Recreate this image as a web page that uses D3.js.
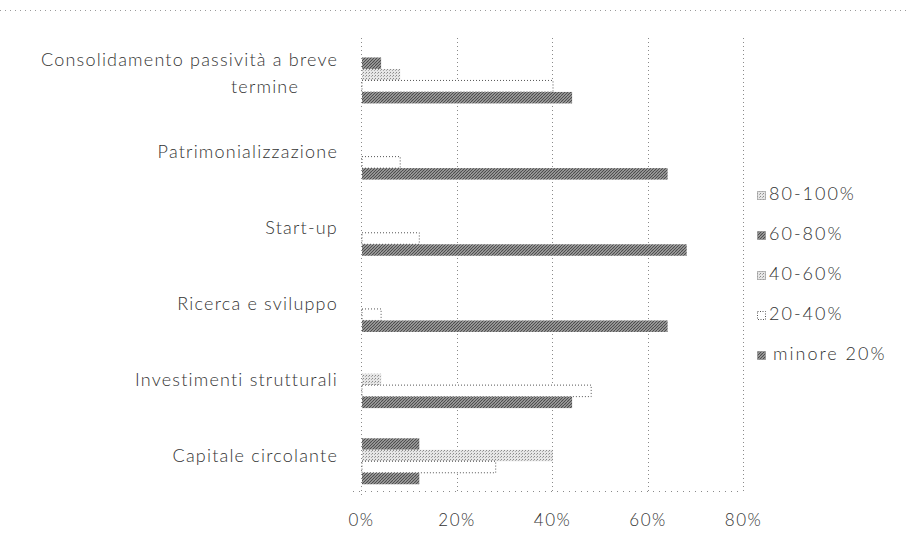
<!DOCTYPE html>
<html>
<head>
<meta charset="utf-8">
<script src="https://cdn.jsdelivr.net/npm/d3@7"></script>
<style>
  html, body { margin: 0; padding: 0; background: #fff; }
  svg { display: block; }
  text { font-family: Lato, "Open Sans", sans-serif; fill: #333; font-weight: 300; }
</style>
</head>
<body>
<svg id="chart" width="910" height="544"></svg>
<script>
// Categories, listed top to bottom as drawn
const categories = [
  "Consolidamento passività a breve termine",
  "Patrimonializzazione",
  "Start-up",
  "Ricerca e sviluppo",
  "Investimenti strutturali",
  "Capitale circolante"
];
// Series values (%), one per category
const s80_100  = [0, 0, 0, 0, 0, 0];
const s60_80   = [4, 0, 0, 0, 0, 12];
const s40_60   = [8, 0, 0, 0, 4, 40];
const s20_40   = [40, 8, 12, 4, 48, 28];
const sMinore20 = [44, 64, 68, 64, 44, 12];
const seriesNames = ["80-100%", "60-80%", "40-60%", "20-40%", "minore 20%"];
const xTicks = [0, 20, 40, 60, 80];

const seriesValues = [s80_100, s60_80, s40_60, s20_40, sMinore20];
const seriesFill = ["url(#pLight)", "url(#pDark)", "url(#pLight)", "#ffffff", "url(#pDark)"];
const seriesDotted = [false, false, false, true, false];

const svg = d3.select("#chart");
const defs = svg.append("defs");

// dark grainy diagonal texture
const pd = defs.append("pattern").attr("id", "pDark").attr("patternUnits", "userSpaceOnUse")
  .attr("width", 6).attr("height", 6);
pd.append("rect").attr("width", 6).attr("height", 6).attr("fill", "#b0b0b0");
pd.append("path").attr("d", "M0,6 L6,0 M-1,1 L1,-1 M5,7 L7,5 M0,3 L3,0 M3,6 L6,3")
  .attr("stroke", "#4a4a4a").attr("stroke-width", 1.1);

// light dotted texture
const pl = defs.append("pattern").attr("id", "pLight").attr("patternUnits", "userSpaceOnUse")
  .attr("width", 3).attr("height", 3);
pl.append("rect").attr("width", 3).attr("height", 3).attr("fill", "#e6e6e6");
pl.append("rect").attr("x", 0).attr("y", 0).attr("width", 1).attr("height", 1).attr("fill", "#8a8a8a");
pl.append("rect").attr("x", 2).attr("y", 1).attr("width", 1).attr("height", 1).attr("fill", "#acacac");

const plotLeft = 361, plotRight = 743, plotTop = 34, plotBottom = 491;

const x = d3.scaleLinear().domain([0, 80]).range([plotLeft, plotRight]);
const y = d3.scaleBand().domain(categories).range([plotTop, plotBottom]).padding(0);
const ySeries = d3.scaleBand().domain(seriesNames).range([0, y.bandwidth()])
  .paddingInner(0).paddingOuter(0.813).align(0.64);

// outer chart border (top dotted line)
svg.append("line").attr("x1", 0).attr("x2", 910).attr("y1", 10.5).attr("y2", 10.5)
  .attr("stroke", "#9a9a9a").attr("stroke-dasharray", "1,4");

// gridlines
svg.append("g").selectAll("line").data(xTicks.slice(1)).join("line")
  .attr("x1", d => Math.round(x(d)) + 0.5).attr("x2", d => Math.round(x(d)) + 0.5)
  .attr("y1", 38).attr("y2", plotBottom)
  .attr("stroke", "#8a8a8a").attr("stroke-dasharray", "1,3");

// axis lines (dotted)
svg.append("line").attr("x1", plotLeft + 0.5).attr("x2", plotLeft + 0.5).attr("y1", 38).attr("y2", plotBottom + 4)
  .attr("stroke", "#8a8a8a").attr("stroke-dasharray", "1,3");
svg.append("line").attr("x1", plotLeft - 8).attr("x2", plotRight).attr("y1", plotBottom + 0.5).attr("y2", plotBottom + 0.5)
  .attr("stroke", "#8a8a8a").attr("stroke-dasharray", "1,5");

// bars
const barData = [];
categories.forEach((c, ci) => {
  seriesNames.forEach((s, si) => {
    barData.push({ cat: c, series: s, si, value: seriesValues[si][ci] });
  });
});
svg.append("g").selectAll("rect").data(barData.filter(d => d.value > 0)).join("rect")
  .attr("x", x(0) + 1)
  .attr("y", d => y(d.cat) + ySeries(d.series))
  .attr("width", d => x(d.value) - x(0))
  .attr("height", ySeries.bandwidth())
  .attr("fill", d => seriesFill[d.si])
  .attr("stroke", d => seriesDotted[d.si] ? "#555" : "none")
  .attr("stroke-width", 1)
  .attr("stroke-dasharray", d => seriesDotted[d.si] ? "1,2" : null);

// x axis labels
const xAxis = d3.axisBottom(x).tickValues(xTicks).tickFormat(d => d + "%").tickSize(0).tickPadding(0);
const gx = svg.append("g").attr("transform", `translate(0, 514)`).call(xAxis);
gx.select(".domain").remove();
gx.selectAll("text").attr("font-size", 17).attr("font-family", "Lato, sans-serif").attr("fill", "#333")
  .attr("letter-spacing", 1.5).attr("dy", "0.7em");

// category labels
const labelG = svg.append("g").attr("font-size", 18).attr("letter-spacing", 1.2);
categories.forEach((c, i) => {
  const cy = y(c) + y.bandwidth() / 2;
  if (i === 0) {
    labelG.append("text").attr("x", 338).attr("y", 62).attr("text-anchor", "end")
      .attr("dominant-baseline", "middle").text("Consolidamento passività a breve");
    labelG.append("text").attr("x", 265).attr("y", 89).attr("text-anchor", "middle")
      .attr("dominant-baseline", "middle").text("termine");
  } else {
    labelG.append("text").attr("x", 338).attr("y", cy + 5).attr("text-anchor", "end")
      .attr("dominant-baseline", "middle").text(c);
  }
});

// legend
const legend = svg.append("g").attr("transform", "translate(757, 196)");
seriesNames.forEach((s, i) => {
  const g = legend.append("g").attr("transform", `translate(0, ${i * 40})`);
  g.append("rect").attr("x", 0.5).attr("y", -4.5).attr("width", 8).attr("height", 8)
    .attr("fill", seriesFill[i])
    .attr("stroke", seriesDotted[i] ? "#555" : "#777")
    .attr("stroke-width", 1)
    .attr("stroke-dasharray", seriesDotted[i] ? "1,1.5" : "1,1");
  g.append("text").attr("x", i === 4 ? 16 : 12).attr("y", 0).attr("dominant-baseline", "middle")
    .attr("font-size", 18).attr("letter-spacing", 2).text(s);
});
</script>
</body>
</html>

---

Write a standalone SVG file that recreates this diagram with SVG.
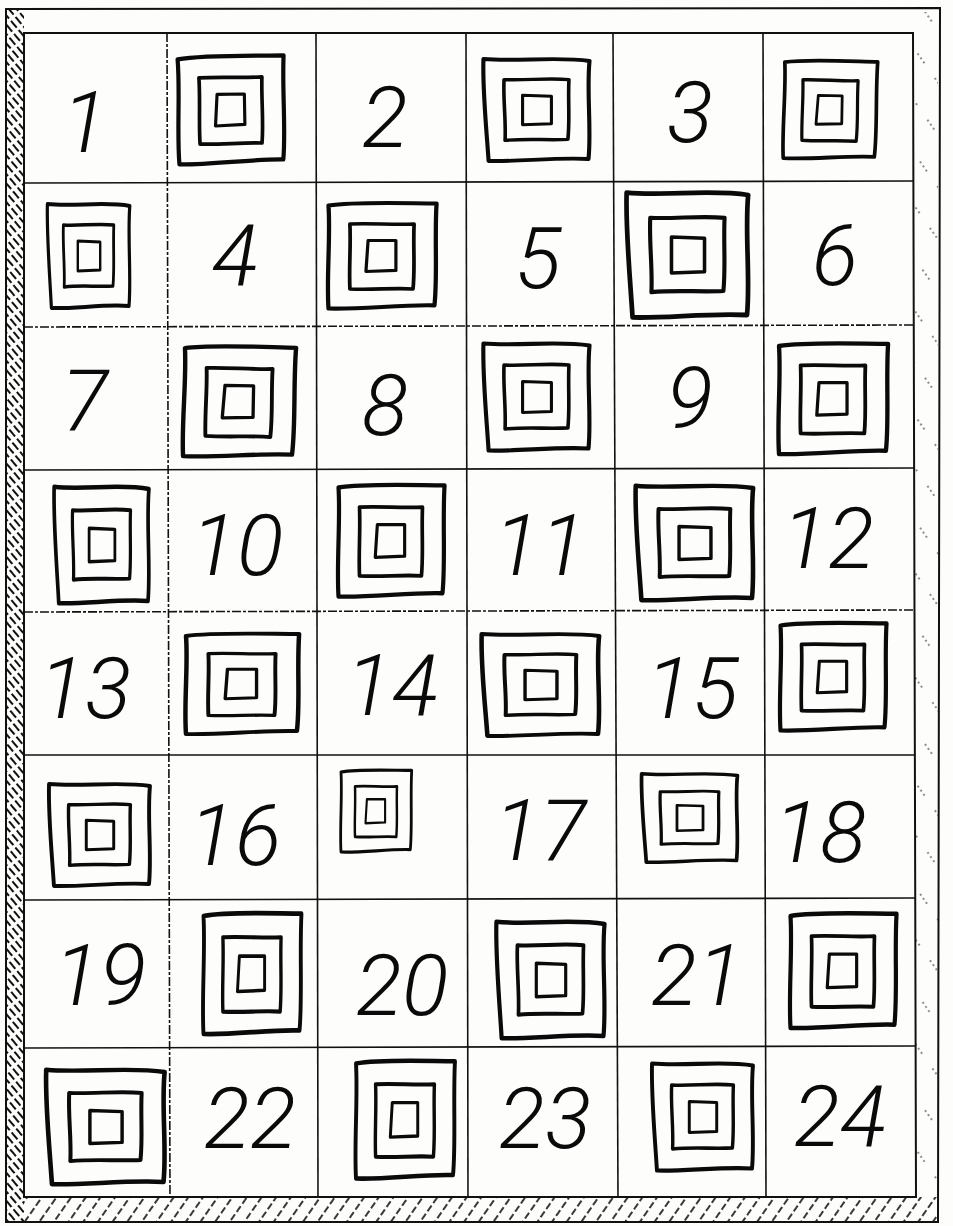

--

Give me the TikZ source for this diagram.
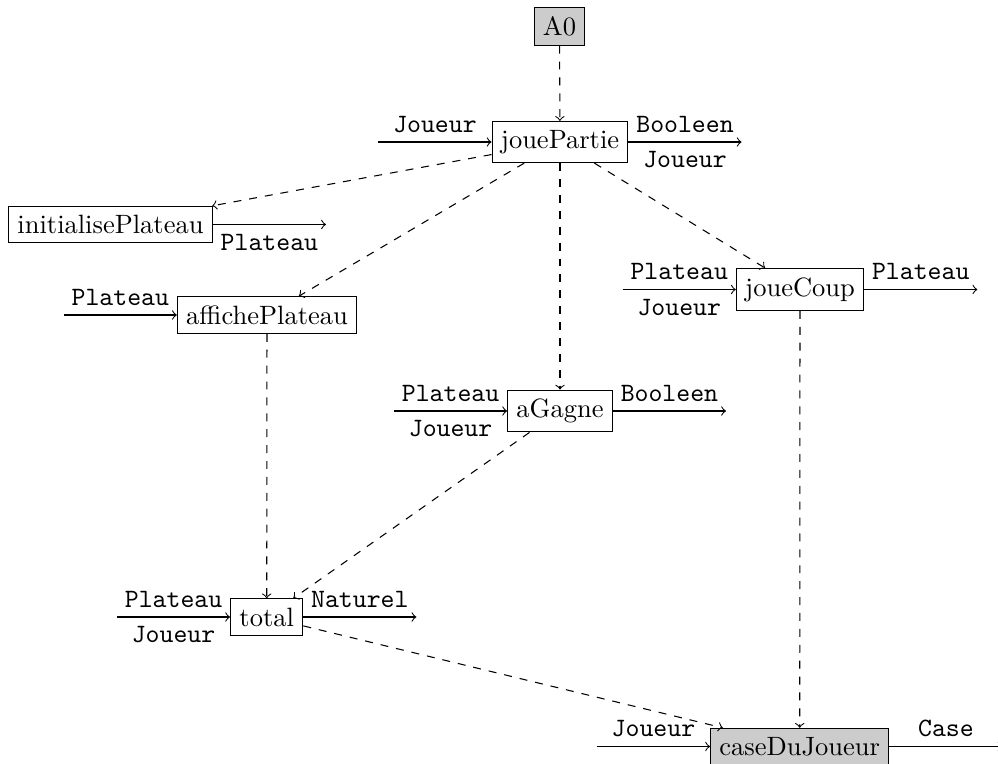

### What the task requires
Look through the entries above. Extract each line with the word "that".

### The output
Recreate this image as a web page that uses D3.js.
Write a standalone SVG file that recreates this diagram with SVG.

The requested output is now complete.